### What needs to be done:
Exactly as written, retype the lines that run from the line holding "Write a LaTeX" through the end of the records below. Do not include pictures.

### Material provided:
***

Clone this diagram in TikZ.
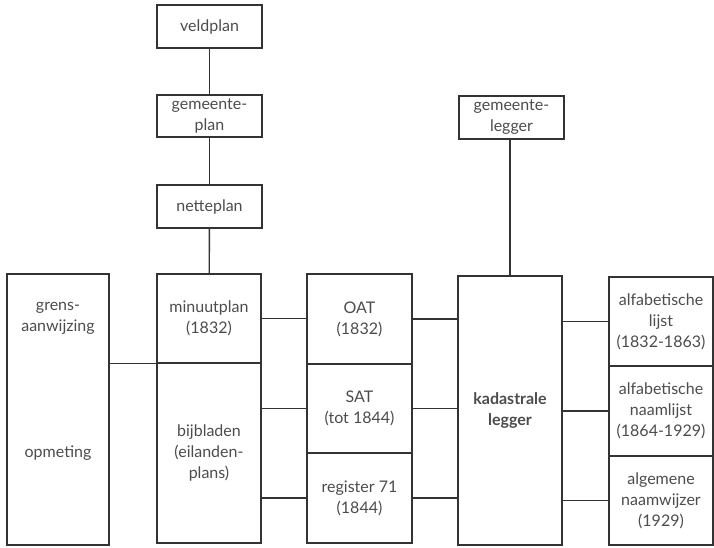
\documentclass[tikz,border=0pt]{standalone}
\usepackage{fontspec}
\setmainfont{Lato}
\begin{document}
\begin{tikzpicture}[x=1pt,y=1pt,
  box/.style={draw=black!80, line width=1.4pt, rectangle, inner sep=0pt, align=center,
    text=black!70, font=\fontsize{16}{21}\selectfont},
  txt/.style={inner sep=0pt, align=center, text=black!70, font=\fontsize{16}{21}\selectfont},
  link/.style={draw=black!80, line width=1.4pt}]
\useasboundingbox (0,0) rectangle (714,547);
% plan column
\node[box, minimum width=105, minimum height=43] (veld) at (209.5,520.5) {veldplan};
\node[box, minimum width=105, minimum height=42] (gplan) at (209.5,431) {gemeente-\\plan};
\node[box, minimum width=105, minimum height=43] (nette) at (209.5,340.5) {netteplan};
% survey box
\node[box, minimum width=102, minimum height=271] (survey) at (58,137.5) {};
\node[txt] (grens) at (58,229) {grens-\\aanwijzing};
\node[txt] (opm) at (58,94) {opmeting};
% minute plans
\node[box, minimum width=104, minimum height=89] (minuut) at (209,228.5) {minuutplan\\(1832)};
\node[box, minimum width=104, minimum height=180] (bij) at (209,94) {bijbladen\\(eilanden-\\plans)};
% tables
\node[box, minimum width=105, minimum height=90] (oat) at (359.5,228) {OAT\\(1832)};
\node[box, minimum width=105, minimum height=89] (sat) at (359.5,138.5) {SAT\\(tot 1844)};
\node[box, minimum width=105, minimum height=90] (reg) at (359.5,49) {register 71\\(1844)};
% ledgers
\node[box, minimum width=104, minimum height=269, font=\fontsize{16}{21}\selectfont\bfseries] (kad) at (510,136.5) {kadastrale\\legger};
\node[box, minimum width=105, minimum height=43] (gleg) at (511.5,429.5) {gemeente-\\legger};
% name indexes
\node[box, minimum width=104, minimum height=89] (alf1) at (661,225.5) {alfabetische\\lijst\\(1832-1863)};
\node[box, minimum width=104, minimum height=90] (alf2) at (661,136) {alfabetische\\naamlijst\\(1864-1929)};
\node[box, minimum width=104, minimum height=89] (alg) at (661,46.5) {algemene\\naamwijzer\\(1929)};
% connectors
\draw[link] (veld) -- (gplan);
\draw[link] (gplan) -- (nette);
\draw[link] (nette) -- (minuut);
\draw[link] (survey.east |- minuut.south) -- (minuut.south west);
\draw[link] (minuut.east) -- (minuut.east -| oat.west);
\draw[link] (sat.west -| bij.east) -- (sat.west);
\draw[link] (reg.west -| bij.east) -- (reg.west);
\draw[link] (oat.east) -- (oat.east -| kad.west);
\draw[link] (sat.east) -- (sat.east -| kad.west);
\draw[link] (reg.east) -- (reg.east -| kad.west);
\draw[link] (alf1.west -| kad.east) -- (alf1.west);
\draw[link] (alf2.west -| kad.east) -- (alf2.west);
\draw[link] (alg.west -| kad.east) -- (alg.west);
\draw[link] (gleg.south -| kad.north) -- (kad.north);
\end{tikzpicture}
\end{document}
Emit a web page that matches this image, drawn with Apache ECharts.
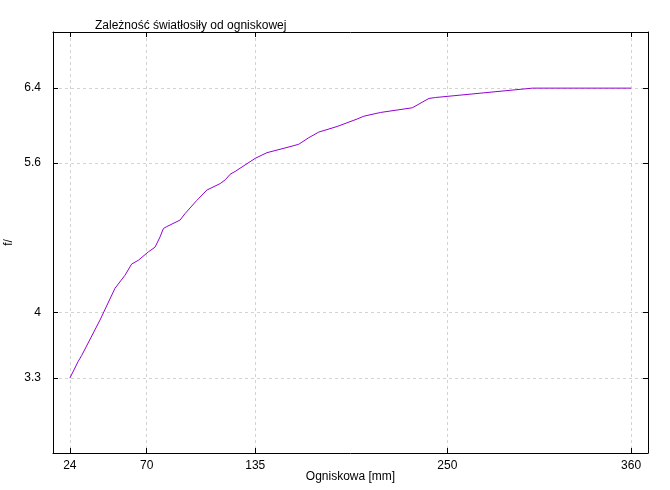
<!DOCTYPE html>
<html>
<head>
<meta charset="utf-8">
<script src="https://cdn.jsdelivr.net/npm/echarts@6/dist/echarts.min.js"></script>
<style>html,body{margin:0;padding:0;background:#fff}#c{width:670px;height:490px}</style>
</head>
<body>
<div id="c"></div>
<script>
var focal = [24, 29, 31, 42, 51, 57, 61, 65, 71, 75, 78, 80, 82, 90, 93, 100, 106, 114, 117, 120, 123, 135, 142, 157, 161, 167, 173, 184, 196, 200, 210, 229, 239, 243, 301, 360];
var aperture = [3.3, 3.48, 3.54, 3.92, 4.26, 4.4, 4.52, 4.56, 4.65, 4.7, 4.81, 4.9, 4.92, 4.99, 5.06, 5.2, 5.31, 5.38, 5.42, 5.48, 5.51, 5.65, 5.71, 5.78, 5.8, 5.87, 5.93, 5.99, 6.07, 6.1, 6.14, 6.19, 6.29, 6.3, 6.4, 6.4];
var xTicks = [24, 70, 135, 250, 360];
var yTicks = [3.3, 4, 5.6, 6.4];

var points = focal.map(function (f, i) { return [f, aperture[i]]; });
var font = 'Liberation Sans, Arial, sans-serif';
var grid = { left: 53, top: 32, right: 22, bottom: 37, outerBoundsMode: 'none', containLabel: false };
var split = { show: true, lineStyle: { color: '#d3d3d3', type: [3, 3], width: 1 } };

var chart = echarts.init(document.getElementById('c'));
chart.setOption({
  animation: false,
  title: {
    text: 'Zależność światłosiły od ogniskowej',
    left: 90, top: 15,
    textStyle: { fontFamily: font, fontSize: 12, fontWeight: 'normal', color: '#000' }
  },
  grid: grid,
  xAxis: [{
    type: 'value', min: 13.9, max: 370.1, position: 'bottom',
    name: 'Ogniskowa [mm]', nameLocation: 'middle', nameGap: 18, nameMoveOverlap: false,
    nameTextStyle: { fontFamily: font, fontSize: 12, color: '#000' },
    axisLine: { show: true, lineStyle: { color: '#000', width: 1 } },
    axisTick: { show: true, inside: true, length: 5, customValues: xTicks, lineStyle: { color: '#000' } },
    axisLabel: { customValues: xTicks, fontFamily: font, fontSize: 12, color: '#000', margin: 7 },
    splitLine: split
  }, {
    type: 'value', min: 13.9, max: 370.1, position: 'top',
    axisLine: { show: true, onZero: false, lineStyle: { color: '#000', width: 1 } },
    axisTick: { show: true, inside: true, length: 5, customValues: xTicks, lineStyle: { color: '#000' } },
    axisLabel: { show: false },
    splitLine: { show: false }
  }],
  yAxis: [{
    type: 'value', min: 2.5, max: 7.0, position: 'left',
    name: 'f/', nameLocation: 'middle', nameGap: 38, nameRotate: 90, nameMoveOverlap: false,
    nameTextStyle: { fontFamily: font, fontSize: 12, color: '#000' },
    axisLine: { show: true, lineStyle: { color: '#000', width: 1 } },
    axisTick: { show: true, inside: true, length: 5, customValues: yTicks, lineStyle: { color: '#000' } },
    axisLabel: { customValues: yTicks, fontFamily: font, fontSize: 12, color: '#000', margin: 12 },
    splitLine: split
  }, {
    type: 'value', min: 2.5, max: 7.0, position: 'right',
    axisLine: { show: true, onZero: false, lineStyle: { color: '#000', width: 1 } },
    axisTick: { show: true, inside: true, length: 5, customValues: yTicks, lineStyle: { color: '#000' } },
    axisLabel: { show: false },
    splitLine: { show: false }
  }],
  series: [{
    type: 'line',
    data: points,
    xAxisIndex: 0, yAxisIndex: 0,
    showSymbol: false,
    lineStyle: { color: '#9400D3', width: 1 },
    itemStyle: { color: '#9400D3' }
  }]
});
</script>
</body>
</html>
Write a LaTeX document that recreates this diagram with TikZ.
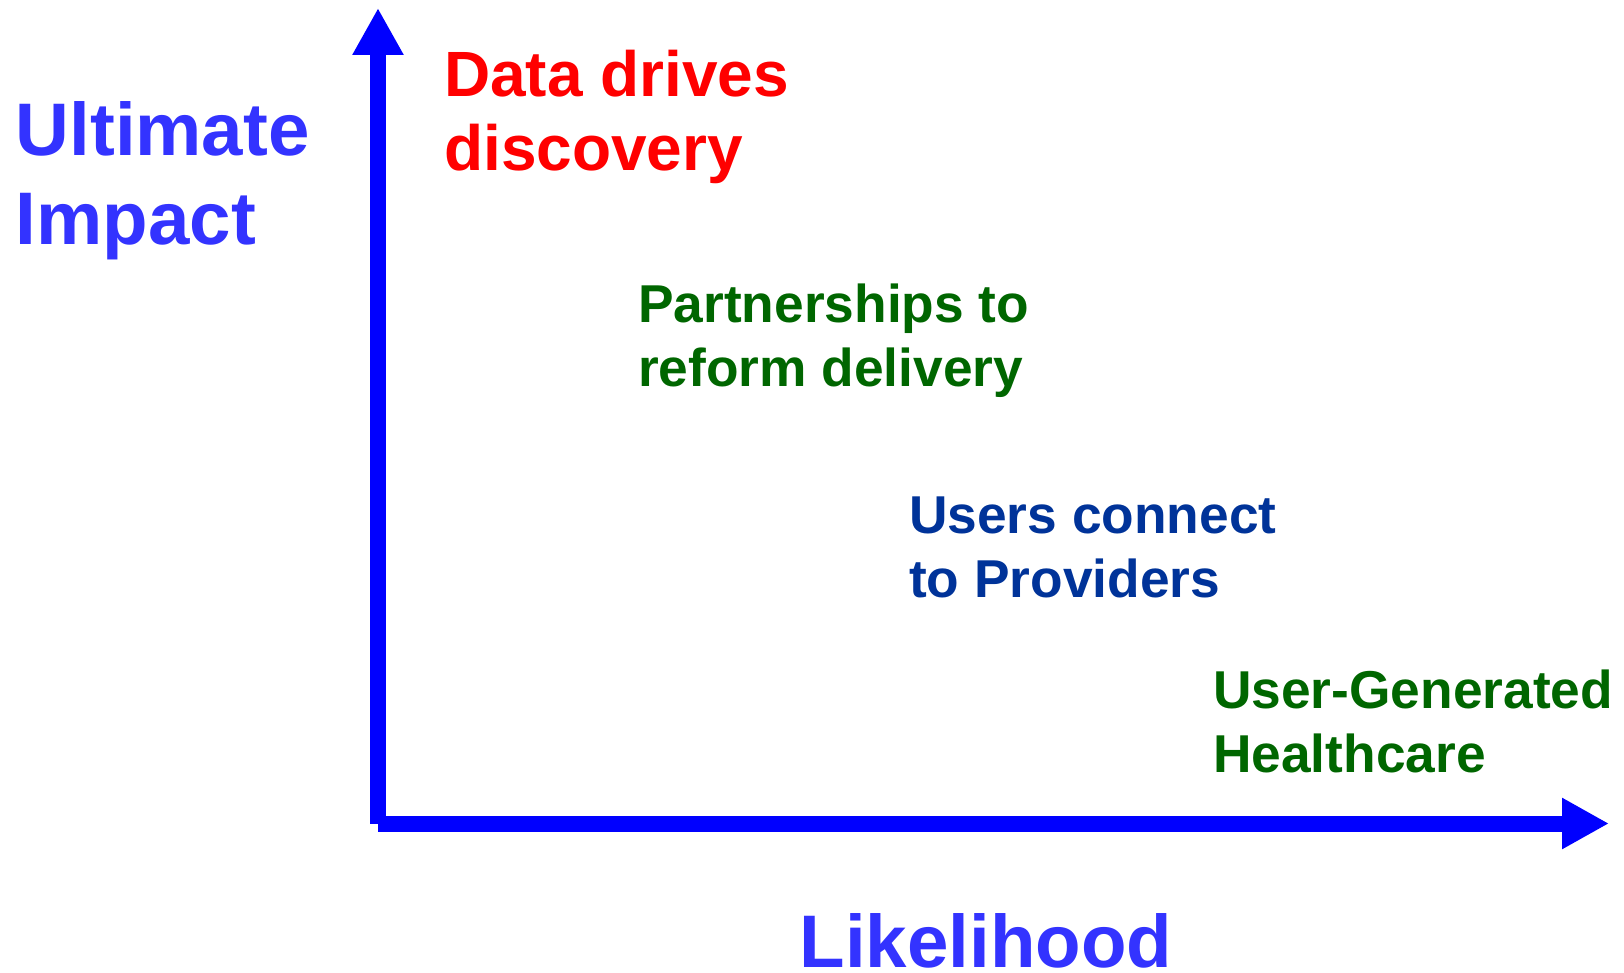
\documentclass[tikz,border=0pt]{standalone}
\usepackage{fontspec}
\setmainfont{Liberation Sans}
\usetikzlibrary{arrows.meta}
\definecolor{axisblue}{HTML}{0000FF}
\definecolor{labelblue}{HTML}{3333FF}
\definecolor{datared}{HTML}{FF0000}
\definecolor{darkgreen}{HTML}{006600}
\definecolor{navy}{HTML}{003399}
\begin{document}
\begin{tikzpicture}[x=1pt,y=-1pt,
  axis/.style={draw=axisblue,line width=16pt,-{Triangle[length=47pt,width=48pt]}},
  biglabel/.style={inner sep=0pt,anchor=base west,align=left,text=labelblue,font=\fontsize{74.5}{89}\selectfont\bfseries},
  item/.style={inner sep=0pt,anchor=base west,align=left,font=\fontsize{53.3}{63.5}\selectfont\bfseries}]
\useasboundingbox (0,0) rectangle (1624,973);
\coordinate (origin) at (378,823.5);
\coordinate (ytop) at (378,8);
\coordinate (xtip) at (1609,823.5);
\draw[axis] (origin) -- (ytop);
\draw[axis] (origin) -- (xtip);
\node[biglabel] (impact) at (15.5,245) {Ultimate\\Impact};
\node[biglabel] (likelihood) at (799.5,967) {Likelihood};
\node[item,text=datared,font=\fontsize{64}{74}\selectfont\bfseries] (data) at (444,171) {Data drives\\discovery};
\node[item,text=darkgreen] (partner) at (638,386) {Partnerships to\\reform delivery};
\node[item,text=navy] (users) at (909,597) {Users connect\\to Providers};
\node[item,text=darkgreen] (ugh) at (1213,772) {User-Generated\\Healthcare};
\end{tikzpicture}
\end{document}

***

### Output below:
Write a LaTeX document that recreates this diagram with TikZ.
\documentclass[tikz,border=0pt]{standalone}
\usepackage{fontspec}
\setmainfont{Liberation Sans}
\usetikzlibrary{arrows.meta}
\definecolor{axisblue}{HTML}{0000FF}
\definecolor{labelblue}{HTML}{3333FF}
\definecolor{datared}{HTML}{FF0000}
\definecolor{darkgreen}{HTML}{006600}
\definecolor{navy}{HTML}{003399}
\begin{document}
\begin{tikzpicture}[x=1pt,y=-1pt,
  axis/.style={draw=axisblue,line width=16pt,-{Triangle[length=47pt,width=48pt]}},
  biglabel/.style={inner sep=0pt,anchor=base west,align=left,text=labelblue,font=\fontsize{74.5}{89}\selectfont\bfseries},
  item/.style={inner sep=0pt,anchor=base west,align=left,font=\fontsize{53.3}{63.5}\selectfont\bfseries}]
\useasboundingbox (0,0) rectangle (1624,973);
\coordinate (origin) at (378,823.5);
\coordinate (ytop) at (378,8);
\coordinate (xtip) at (1609,823.5);
\draw[axis] (origin) -- (ytop);
\draw[axis] (origin) -- (xtip);
\node[biglabel] (impact) at (15.5,245) {Ultimate\\Impact};
\node[biglabel] (likelihood) at (799.5,967) {Likelihood};
\node[item,text=datared,font=\fontsize{64}{74}\selectfont\bfseries] (data) at (444,171) {Data drives\\discovery};
\node[item,text=darkgreen] (partner) at (638,386) {Partnerships to\\reform delivery};
\node[item,text=navy] (users) at (909,597) {Users connect\\to Providers};
\node[item,text=darkgreen] (ugh) at (1213,772) {User-Generated\\Healthcare};
\end{tikzpicture}
\end{document}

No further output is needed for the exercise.